In this discussion, one of the commenters makes the following argument against Reformed views of divine providence:
On a related topic, I still don’t quite get Reformed theology. God desires all to repent, but He doesn’t desire all to repent. How does one believe something one is incapable of understanding? It’s like saying I “believe” that the round plate before me is also a square, as if my saying it makes it so.
What follows is an expansion of my response in the comments there.
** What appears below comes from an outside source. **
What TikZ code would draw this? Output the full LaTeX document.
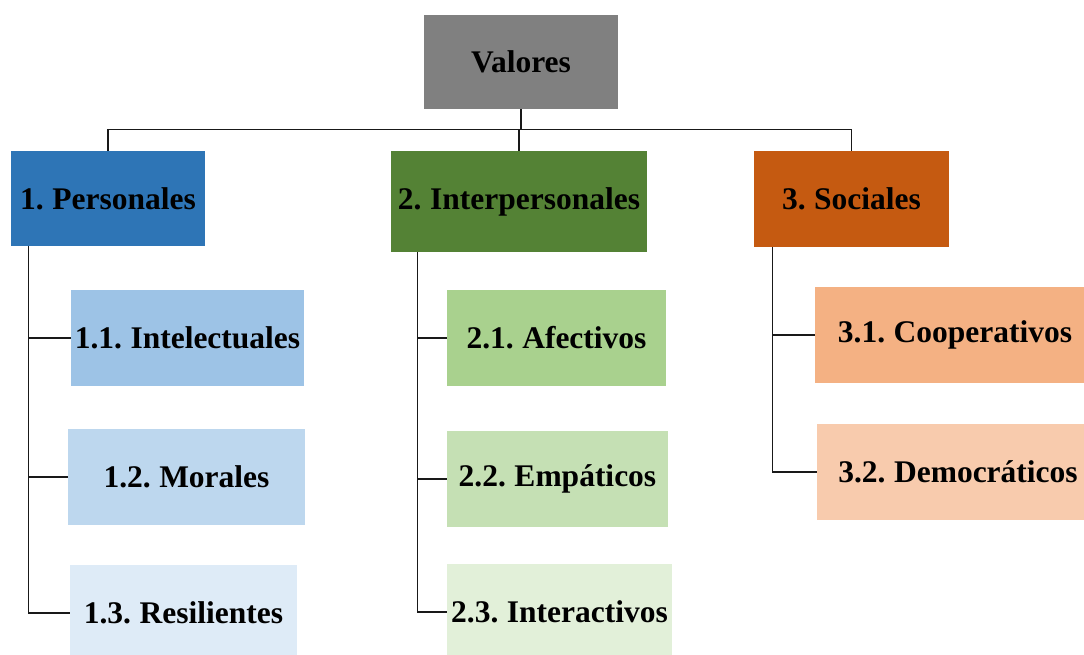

What the commenter has hit on is a formal contradiction, at least if no fallacious equivocation is going on. If the word “desire” is being used in the same sense, then the statement that God desires all to repent and the statement that God does not desire all to repent do indeed result in a formal contradictiom. But there’s no problem if the two uses of “desire” are in fact different senses in which God desires.That is in fact what the Reformed view means by both claims, but the basic distinction required to take such a view isn’t limited to Reformed theology. Any adequate response to the problem of evil needs something like that, as has been known at least since Thomas Aquinas. (At least you need something like this if you want to avoid open theism, but I’ve long thought open theism doesn’t really have the resources to respond to the problem of evil anyway, because it can’t guarantee a full victory over evil, not to mention being overkill, so that becomes a null option.)
You need to have some sense in which God wants to evil to happen if God in any sense knowingly allows it, so those with models of divine sovereignty that are more commonly associated with Wesleyan or Arminian theology will need to say the same thing this commenter is criticizing. God allows something rather than preventing it. Why? Perhaps the reason is because God thinks human freedom is more desirable than the desire to prevent that particular evil. You need not be a Calvinist to appeal to this sort of thing. But you better not say that God wants it to happen in every sense. God certainly disapproves of the evil, and wouldn’t desire it if it weren’t for whatever issue led God to allow the evil.
Once you have that distinction between desiring for its own sake and desiring for some other reason, when for its own sake God would want it removed, you have exactly the thing you’re criticizing. God can desire something and not desire the same thing.
I would say that Arminians need to say this even about the salvation of non-believers if they want to avoid universalism. If anyone dies in their sins and goes to hell as a result, then God will be desiring that fate for them given their rejection of him, even if God desired them to repent and thus avoid that fate. So God both desires it and desires that it not happen, even with Arminianism. Only an open theist or a universalist can avoid saying something like that about these cases, and I don’t think either can avoid saying it entirely. Even to allow one bit of evil or even the risk of it is a tradeoff in one sense, with God choosing one thing over another that would be good and desirable if all things were equal.